I hear and read more and more chatter about enabling states to declare bankruptcy. If this happens, I have a pretty good idea who will be hurt, but am trying to figure out who will benefit.
State Pension Funds
We are discovering that many states ignored their constitutional requirement to fund their pension funds. I guess they thought tax revenues would just keep going up and up while expenses remained static - oops. To make matters worse they used smoke and mirrors to balance their budgets - selling off income-producing assets for one-time cash injections.
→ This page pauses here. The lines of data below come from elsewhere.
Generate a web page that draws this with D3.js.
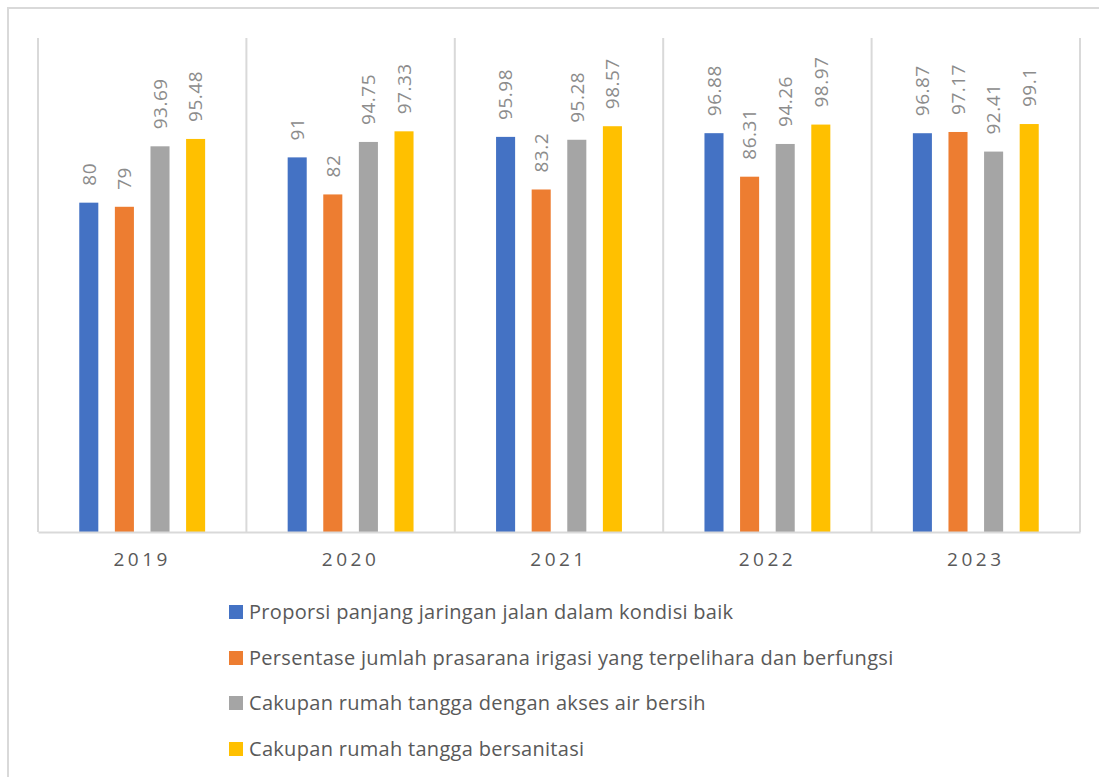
<!DOCTYPE html>
<html>
<head>
<meta charset="utf-8">
<script src="https://cdn.jsdelivr.net/npm/d3@7"></script>
<style>
  html, body { margin: 0; padding: 0; background: #fff; }
  svg { display: block; }
</style>
</head>
<body>
<svg id="chart" width="1099" height="777"></svg>
<script>
const years = ["2019", "2020", "2021", "2022", "2023"];
const seriesNames = [
  "Proporsi panjang jaringan jalan dalam kondisi baik",
  "Persentase jumlah prasarana irigasi yang terpelihara dan berfungsi",
  "Cakupan rumah tangga dengan akses air bersih",
  "Cakupan rumah tangga bersanitasi"
];
const jalan    = [80, 91, 95.98, 96.88, 96.87];
const irigasi  = [79, 82, 83.2, 86.31, 97.17];
const airBersih = [93.69, 94.75, 95.28, 94.26, 92.41];
const sanitasi = [95.48, 97.33, 98.57, 98.97, 99.1];
const labelsText = [
  ["80", "91", "95.98", "96.88", "96.87"],
  ["79", "82", "83.2", "86.31", "97.17"],
  ["93.69", "94.75", "95.28", "94.26", "92.41"],
  ["95.48", "97.33", "98.57", "98.97", "99.1"]
];
const colors = ["#4472C4", "#ED7D31", "#A5A5A5", "#FFC000"];

const seriesValues = [jalan, irigasi, airBersih, sanitasi];

const svg = d3.select("#chart");
const plot = { left: 38, right: 1080, top: 38, bottom: 532 };

// outer border
svg.append("rect")
  .attr("x", 8).attr("y", 8).attr("width", 1200).attr("height", 900)
  .attr("fill", "none").attr("stroke", "#d9d9d9").attr("stroke-width", 2);

const x0 = d3.scaleBand().domain(years).range([plot.left, plot.right]).padding(0);
const bw = x0.bandwidth();
const x1 = d3.scaleBand().domain(d3.range(4)).range([bw * 0.198, bw - bw * 0.198]).paddingInner(0.465);
const y = d3.scaleLinear().domain([0, 120]).range([plot.bottom, plot.top]);

// vertical category gridlines
const bounds = years.map(d => x0(d)).concat([plot.right]);
svg.append("g").selectAll("line").data(bounds).join("line")
  .attr("x1", d => d).attr("x2", d => d)
  .attr("y1", plot.top).attr("y2", plot.bottom)
  .attr("stroke", "#d9d9d9").attr("stroke-width", 2);

// bars
const groups = svg.append("g").selectAll("g").data(years).join("g")
  .attr("transform", d => `translate(${x0(d)},0)`);

groups.each(function(yr, yi) {
  const g = d3.select(this);
  seriesValues.forEach((vals, si) => {
    const v = vals[yi];
    g.append("rect")
      .attr("x", x1(si)).attr("width", x1.bandwidth())
      .attr("y", y(v)).attr("height", y(0) - y(v))
      .attr("fill", colors[si]);
    g.append("text")
      .attr("transform", `translate(${x1(si) + x1.bandwidth() / 2},${y(v) - 17}) rotate(-90)`)
      .attr("text-anchor", "start")
      .attr("dy", "0.36em")
      .attr("font-family", "Open Sans")
      .attr("font-size", 19)
      .attr("letter-spacing", 0.5)
      .attr("fill", "#8c8c8c")
      .text(labelsText[si][yi]);
  });
});

// baseline axis
const xAxis = d3.axisBottom(x0).tickSize(0).tickPadding(21);
const ax = svg.append("g").attr("transform", `translate(0,${plot.bottom})`).call(xAxis);
ax.select(".domain").attr("stroke", "#d9d9d9").attr("stroke-width", 2);
ax.selectAll("text")
  .attr("font-family", "Open Sans")
  .attr("font-size", 19)
  .attr("letter-spacing", 3.5)
  .attr("fill", "#595959");

// legend
const legend = svg.append("g");
const legY = [612, 658, 703, 749];
seriesNames.forEach((name, i) => {
  legend.append("rect")
    .attr("x", 229).attr("y", legY[i] - 7).attr("width", 14).attr("height", 14)
    .attr("fill", colors[i]);
  legend.append("text")
    .attr("x", 249).attr("y", legY[i]).attr("dy", "0.36em")
    .attr("font-family", "Open Sans")
    .attr("font-size", 20)
    .attr("letter-spacing", 0.3)
    .attr("fill", "#595959")
    .text(name);
});
</script>
</body>
</html>
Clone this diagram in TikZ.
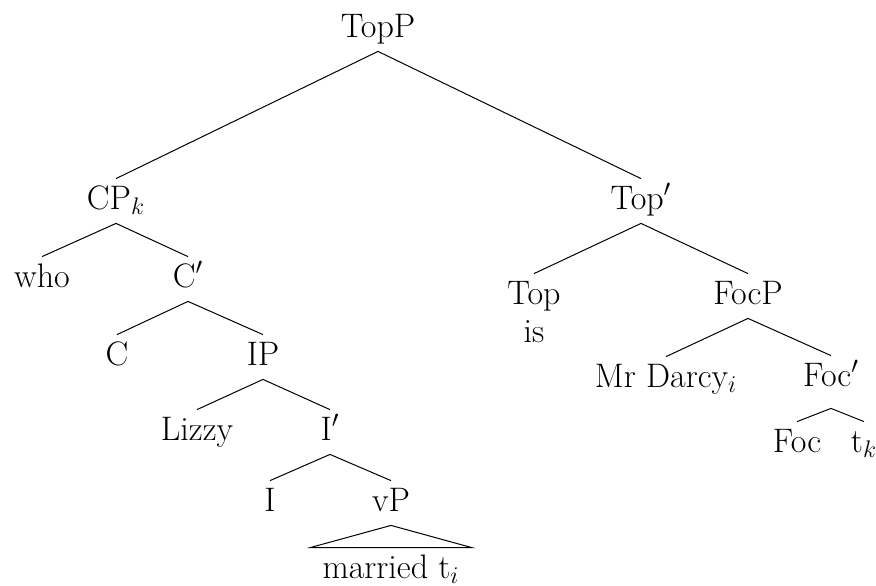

Now pundits and politicians are proclaiming that hugely expensive, underfunded pension programs are responsible for the states' financial meltdowns.
Because of their government-funded pension plans, unless they moonlight in private-sector jobs, public-sector workers do not pay Social Security taxes and are not vested in the Social Security system.
If states are allowed to declare bankruptcy, they will want to shed their pension liabilities. Retired state workers could be confronted with the loss or devaluation of their pensions and no fall-back position. Who will be affected? Teachers, firemen, policemen, garbage collectors, highway workers, the folks who worked for motor vehicles, tax collection, licensing, the courts, among others.
Bond Holders
States issue bonds to finance infrastructure. Many states have relied heavily on bond issues to keep current expenditures within budget. As a result, they now carry huge debt loads. Bankruptcy would enable them to unload a good portion of that debt. Bonds have been an important part of many folks savings and investment strategies. The modest returns were offset by their supposed safety. The pain of defaults would be widespread and crippling to the general economy.
Vendors
One of the ways states have remained "cash flow positive" has been by dragging out their Accounts Payable. This is a ploy that works best with local governments, school districts and small businesses. The big guys (corporations like GE, Exxon, Verizon and AT&T) are far less likely to tolerate it and have much greater bargaining clout. While waiting months for payment, vendors are forced to drag out their own payables and to borrow to maintain operations and pay current expenses. In bankruptcy reorganization many of these debts would be abandoned with a rippling effect all the way down the line.
Conclusion
It is easy to see who would be hurt by state bankruptcies. The growing "chatter" about making it available to the states really makes me wonder - who will benefit? Taxpayers is an obvious answer but is it the correct one? Won't the inevitable financial disruption, loss of vital services and accelerated infrastructure decay be far more damaging than any hypothetical tax relief such action brings?